» **INFORMATION SHOWN**

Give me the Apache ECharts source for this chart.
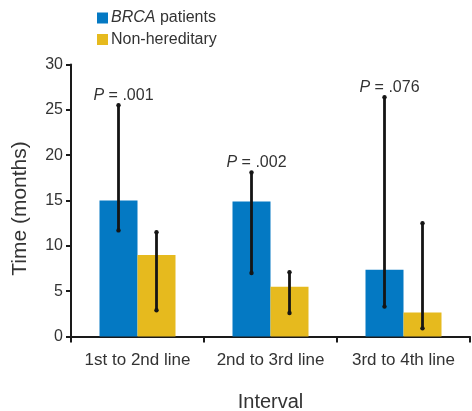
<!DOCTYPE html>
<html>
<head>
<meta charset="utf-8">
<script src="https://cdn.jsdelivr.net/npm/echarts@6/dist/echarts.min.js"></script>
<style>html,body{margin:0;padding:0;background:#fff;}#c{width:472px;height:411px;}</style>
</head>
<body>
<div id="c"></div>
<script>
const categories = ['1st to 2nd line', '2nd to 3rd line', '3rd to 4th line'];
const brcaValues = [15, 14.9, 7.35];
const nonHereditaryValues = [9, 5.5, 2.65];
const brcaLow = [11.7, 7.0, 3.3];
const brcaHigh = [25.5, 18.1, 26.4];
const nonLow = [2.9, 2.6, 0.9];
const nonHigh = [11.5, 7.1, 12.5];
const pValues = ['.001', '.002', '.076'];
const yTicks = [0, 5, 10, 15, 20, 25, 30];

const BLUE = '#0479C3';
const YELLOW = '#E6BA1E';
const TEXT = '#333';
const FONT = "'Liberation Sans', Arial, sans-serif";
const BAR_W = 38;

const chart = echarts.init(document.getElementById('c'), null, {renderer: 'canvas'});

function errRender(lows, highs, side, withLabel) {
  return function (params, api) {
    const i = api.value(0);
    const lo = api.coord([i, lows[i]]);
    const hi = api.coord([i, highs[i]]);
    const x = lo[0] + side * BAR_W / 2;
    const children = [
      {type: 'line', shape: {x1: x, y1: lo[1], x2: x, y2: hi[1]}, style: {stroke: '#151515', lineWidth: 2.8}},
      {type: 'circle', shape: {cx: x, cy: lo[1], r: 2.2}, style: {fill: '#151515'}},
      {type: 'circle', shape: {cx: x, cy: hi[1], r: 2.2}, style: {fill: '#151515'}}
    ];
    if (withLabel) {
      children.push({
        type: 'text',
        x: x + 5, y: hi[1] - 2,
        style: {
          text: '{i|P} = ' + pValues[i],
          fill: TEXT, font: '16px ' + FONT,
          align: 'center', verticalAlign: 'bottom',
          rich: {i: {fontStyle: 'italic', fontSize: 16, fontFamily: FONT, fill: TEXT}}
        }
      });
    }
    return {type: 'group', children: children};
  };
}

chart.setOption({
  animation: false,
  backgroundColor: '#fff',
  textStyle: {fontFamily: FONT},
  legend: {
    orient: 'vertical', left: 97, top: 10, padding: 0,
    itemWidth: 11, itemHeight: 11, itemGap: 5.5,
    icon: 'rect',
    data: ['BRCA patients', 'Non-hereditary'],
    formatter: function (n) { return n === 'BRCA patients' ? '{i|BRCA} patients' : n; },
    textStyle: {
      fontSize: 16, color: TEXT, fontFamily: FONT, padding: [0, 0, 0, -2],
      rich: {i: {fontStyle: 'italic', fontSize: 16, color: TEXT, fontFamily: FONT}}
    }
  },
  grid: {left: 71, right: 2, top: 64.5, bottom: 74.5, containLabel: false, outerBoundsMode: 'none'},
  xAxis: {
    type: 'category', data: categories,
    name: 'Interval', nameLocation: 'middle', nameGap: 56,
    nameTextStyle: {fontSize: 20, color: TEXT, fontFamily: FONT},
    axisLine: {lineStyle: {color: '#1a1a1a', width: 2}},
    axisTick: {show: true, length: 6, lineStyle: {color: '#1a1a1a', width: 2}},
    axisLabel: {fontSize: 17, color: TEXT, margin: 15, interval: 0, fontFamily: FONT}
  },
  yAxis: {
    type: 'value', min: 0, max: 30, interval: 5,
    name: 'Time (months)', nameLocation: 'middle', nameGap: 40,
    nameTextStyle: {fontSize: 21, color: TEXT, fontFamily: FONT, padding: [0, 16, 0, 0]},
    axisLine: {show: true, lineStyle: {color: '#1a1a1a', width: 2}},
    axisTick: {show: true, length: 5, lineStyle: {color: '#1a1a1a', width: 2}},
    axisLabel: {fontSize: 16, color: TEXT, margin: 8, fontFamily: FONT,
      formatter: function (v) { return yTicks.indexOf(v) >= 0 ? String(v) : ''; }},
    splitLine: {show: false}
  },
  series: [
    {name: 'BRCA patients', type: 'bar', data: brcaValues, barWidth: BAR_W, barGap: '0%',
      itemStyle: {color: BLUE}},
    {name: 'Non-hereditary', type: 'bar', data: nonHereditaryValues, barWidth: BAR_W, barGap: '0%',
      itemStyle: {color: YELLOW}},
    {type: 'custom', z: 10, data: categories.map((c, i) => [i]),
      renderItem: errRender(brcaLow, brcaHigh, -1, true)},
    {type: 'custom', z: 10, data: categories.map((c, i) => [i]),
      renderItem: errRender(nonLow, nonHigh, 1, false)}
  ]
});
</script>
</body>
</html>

» **WHAT THE TASK ASKS**
Word for word, quote the full listing, omitting every picture.

» **RIGHT ANSWER**
Give me the Apache ECharts source for this chart.
<!DOCTYPE html>
<html>
<head>
<meta charset="utf-8">
<script src="https://cdn.jsdelivr.net/npm/echarts@6/dist/echarts.min.js"></script>
<style>html,body{margin:0;padding:0;background:#fff;}#c{width:472px;height:411px;}</style>
</head>
<body>
<div id="c"></div>
<script>
const categories = ['1st to 2nd line', '2nd to 3rd line', '3rd to 4th line'];
const brcaValues = [15, 14.9, 7.35];
const nonHereditaryValues = [9, 5.5, 2.65];
const brcaLow = [11.7, 7.0, 3.3];
const brcaHigh = [25.5, 18.1, 26.4];
const nonLow = [2.9, 2.6, 0.9];
const nonHigh = [11.5, 7.1, 12.5];
const pValues = ['.001', '.002', '.076'];
const yTicks = [0, 5, 10, 15, 20, 25, 30];

const BLUE = '#0479C3';
const YELLOW = '#E6BA1E';
const TEXT = '#333';
const FONT = "'Liberation Sans', Arial, sans-serif";
const BAR_W = 38;

const chart = echarts.init(document.getElementById('c'), null, {renderer: 'canvas'});

function errRender(lows, highs, side, withLabel) {
  return function (params, api) {
    const i = api.value(0);
    const lo = api.coord([i, lows[i]]);
    const hi = api.coord([i, highs[i]]);
    const x = lo[0] + side * BAR_W / 2;
    const children = [
      {type: 'line', shape: {x1: x, y1: lo[1], x2: x, y2: hi[1]}, style: {stroke: '#151515', lineWidth: 2.8}},
      {type: 'circle', shape: {cx: x, cy: lo[1], r: 2.2}, style: {fill: '#151515'}},
      {type: 'circle', shape: {cx: x, cy: hi[1], r: 2.2}, style: {fill: '#151515'}}
    ];
    if (withLabel) {
      children.push({
        type: 'text',
        x: x + 5, y: hi[1] - 2,
        style: {
          text: '{i|P} = ' + pValues[i],
          fill: TEXT, font: '16px ' + FONT,
          align: 'center', verticalAlign: 'bottom',
          rich: {i: {fontStyle: 'italic', fontSize: 16, fontFamily: FONT, fill: TEXT}}
        }
      });
    }
    return {type: 'group', children: children};
  };
}

chart.setOption({
  animation: false,
  backgroundColor: '#fff',
  textStyle: {fontFamily: FONT},
  legend: {
    orient: 'vertical', left: 97, top: 10, padding: 0,
    itemWidth: 11, itemHeight: 11, itemGap: 5.5,
    icon: 'rect',
    data: ['BRCA patients', 'Non-hereditary'],
    formatter: function (n) { return n === 'BRCA patients' ? '{i|BRCA} patients' : n; },
    textStyle: {
      fontSize: 16, color: TEXT, fontFamily: FONT, padding: [0, 0, 0, -2],
      rich: {i: {fontStyle: 'italic', fontSize: 16, color: TEXT, fontFamily: FONT}}
    }
  },
  grid: {left: 71, right: 2, top: 64.5, bottom: 74.5, containLabel: false, outerBoundsMode: 'none'},
  xAxis: {
    type: 'category', data: categories,
    name: 'Interval', nameLocation: 'middle', nameGap: 56,
    nameTextStyle: {fontSize: 20, color: TEXT, fontFamily: FONT},
    axisLine: {lineStyle: {color: '#1a1a1a', width: 2}},
    axisTick: {show: true, length: 6, lineStyle: {color: '#1a1a1a', width: 2}},
    axisLabel: {fontSize: 17, color: TEXT, margin: 15, interval: 0, fontFamily: FONT}
  },
  yAxis: {
    type: 'value', min: 0, max: 30, interval: 5,
    name: 'Time (months)', nameLocation: 'middle', nameGap: 40,
    nameTextStyle: {fontSize: 21, color: TEXT, fontFamily: FONT, padding: [0, 16, 0, 0]},
    axisLine: {show: true, lineStyle: {color: '#1a1a1a', width: 2}},
    axisTick: {show: true, length: 5, lineStyle: {color: '#1a1a1a', width: 2}},
    axisLabel: {fontSize: 16, color: TEXT, margin: 8, fontFamily: FONT,
      formatter: function (v) { return yTicks.indexOf(v) >= 0 ? String(v) : ''; }},
    splitLine: {show: false}
  },
  series: [
    {name: 'BRCA patients', type: 'bar', data: brcaValues, barWidth: BAR_W, barGap: '0%',
      itemStyle: {color: BLUE}},
    {name: 'Non-hereditary', type: 'bar', data: nonHereditaryValues, barWidth: BAR_W, barGap: '0%',
      itemStyle: {color: YELLOW}},
    {type: 'custom', z: 10, data: categories.map((c, i) => [i]),
      renderItem: errRender(brcaLow, brcaHigh, -1, true)},
    {type: 'custom', z: 10, data: categories.map((c, i) => [i]),
      renderItem: errRender(nonLow, nonHigh, 1, false)}
  ]
});
</script>
</body>
</html>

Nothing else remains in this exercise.